In my recent talk at the Ribosome meeting in Merida, Mexico, which traced the role of the ribosome in driving and facilitating the development of single-particle EM, I paid tribute to Milas Boublik. At the time I met him, in 1980, he was a research scientist at Roche, in Nutley, New Jersey. This institute of Roche has since been closed.
The image on the left was sent to me by Martin Kessel, who contacted Herb Weissbach, one of the former Directors of the Institute. The grainy one on the right is from a flyer published by the Structural Biology Group at the Wadsworth Center. It appeared in an obituary written by Adriana Verschoor, who was part of my group. Again, I have to thank Martin for retrieving the scan of the flyer from his archive.

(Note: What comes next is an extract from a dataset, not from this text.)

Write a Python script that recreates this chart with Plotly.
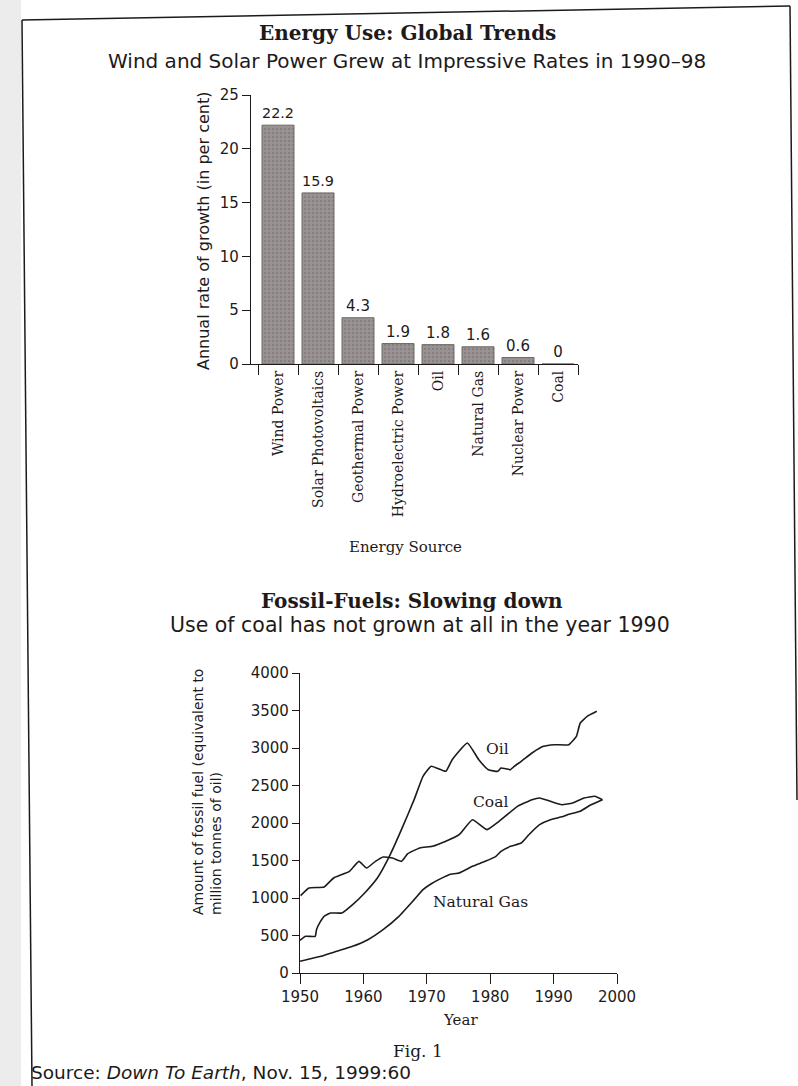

After a lecture I gave at the Rockefeller University describing my ideas about single-particle techniques, Milas introduced himself to me and showed me his micrographs of negatively stained HeLa ribosomes. Would they be of interest in applying my method? I seized this opportunity because the particles showed two preferential views (the “L” and “R” views), convenient for developing and demonstrating image alignment and two-dimensional averaging. This was my first introduction to the ribosome. It led to the publication of my first paper in Science in 1981. From that time on, until the present day, the quest for the structure of the ribosome was a strong motivating force in the development of single-particle reconstruction.